WHAT’S YOUR STORY? TOMATO PLANTS…by Maxine Weintraub

TOMATO PLANTS

by Maxine Weintraub

 

“Hey, Susan.–’tis I.  The usual used-to-be-grammatically-correct greeting.”

“Oh, Alice–hang on for sec while I check on Charlie.  Charlie?  Charlie?!”

Being put on hold at our age is a scary thing.  What looks like a small blip on the radar screen could end up being a rogue wave of epic proportions–a ship sinker, for god’s sake.

“Susan??  Is everything okay?”

“Oh, sorry.   Everything is fine except that I think Charlie has somehow flipped out.  Do you know what he has been doing in this heat?  Lugging the tomato plants around from shade to sun.  And he’s talking to them.  i really think he is getting dotty.”

Did I dare tell my friend what I had been doing before I called her?

I had been walking my tomato plants around the front courtyard, chatting with them as I moved them from full blistering sun to partial shade.  Chatting with tomato plants like a crazy old lady who lives alone with piles of outdated newspapers.  Well, I am a bit of a crazy old lady, and I live with my crazy old husband, and I am really into nurturing those tomato plants.  Believe me, I understand my friend’s husband Charlie.  Charlie–balding, rotund, and full of life in his eighties–lending a hand to those tomato plants, supplying that life force we once provided the children.

Now, I don’t talk to geraniums or day lilies, although I may whisper to them from time to time about their beauty and steadfastness.  A rose bush can be verbally scorched for a thorn-pricked bleeding finger.  But the tomato plants are different.  And I will give them all the help they need.  The real problem is the weight of the pot.  As the summer progresses, the pots get heavier and heavier.  If I let them stay in one place, i cannot go away for even a day–in that heat, they need water several times a day.  And that much water is not good for them either.  It tends to leach ]calcium from the soil in the pot, causing blossom end rot.  Now did you REALLY want to know all of that about those damned tomato plants?  And if not, think about the  black spots on the bottom of the tomatoes.  You caused that.  Bad nurturing.  Failure.  Wrong.

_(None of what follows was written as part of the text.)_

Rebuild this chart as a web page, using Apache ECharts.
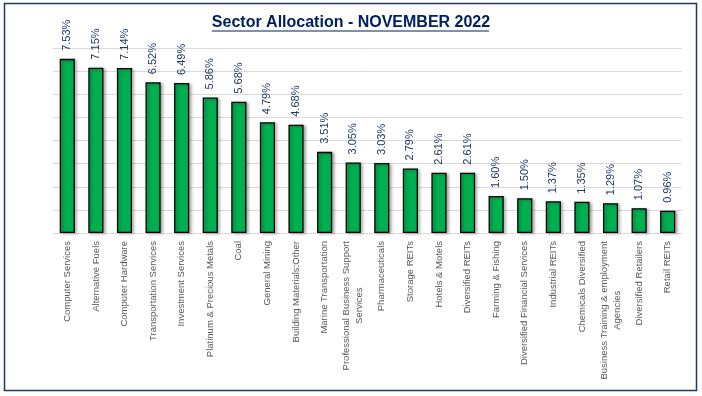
<!DOCTYPE html>
<html>
<head>
<meta charset="utf-8">
<script src="https://cdn.jsdelivr.net/npm/echarts@6/dist/echarts.min.js"></script>
<style>
html,body{margin:0;padding:0;background:#fff;}
#c{width:702px;height:396px;}
</style>
</head>
<body>
<div id="c"></div>
<script>
const categories = [
  "Computer Services","Alternative Fuels","Computer Hardware","Transportation Services",
  "Investment Services","Platinum & Precious Metals","Coal","General Mining",
  "Building Materials:Other","Marine Transportation","Professional Business Support\nServices",
  "Pharmaceuticals","Storage REITs","Hotels & Motels","Diversified REITs","Farming & Fishing",
  "Diversified Financial Services","Industrial REITs","Chemicals Diversified",
  "Business Training & employment\nAgencies","Diversified Retailers","Retail REITs"
];
const allocation = [7.53,7.15,7.14,6.52,6.49,5.86,5.68,4.79,4.68,3.51,3.05,3.03,2.79,2.61,2.61,1.60,1.50,1.37,1.35,1.29,1.07,0.96];
const titleText = "Sector Allocation - NOVEMBER 2022";

const chart = echarts.init(document.getElementById('c'), null, {renderer:'canvas'});
chart.setOption({
  animation:false,
  backgroundColor:'#fff',
  title:{
    text:titleText,
    left:'center',
    top:10,
    textStyle:{fontFamily:'Liberation Sans',fontSize:16,fontWeight:'bold',color:'#002060'}
  },
  graphic:[
    {type:'rect',shape:{x:4.5,y:3.5,width:692,height:387},style:{fill:'none',stroke:'#1F3864',lineWidth:1.5},silent:true},
    {type:'line',shape:{x1:212,y1:31,x2:489,y2:31},style:{stroke:'#002060',lineWidth:1.2},silent:true}
  ],
  grid:{left:53,right:20,top:48,bottom:163,containLabel:false},
  xAxis:{
    type:'category',
    data:categories,
    axisLine:{show:true,lineStyle:{color:'#D9D9D9',width:1}},
    axisTick:{show:false},
    axisLabel:{
      rotate:90,interval:0,margin:8,align:'right',verticalAlign:'middle',
      formatter:v=>v.split('\n').map(s=>'{c|'+s+'}').join('\n'),
      rich:{c:{align:'center',color:'#595959',fontFamily:'Liberation Sans',fontSize:9.5,lineHeight:13}}
    }
  },
  yAxis:{
    type:'value',min:0,max:8,interval:1,
    axisLabel:{show:false},axisLine:{show:false},axisTick:{show:false},
    splitLine:{lineStyle:{color:'#D9D9D9',width:1}}
  },
  series:[{
    type:'bar',
    data:allocation,
    barWidth:'53%',
    itemStyle:{color:'#00B050',borderColor:'#000',borderWidth:1.3,shadowColor:'rgba(0,0,0,0.35)',shadowBlur:3,shadowOffsetX:2,shadowOffsetY:1},
    label:{
      show:true,position:'top',rotate:90,align:'left',verticalAlign:'middle',distance:8,
      formatter:p=>p.value.toFixed(2)+'%',
      color:'#1F3864',fontFamily:'Liberation Sans',fontSize:11
    }
  }]
});
</script>
</body>
</html>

Tomato plants need to be raised, cared for, talked to, and moved out of harm’s way.  Be it too much sun, too much water, too much shade, tell them not to worry.  And drag them around.  You’ve got their back.

But oh, Charlie, don’t you sometimes get to the end of your rope?  Sometimes the plants can no longer be lugged around.  They are too heavy, or they don’t want to produce, or the blossom rot just breaks your heart.  Can’t you just look at the darned plant and say it’s time to sink or swim,  Early Bird or Big Boy.  You are on your own.  Leave it be.

Let it go.  You don’t have to care anymore.  Stop dragging them around.  It will kill you.  You will have a heart attack.  Too heavy a load.

They will either thrive, or they won’t . . .

Maxine Weintraub reading
BOLLI Member Maxine Weintraub

Maxine has been taking writing classes with both Betsy Campbell and Marjorie Roemer since joining BOLLI three years ago.  She has also been an active participant in the Writers Guild and serves as the editor of the BOLLI Journal.  In her spare time, she talks to tomatoes…

4 thoughts on “WHAT’S YOUR STORY? TOMATO PLANTS…by Maxine Weintraub”

  1. A perfect story for springtime, which has now finally arrived. Call me when the tomatoes are ready and I will come over with a nice bottle of red.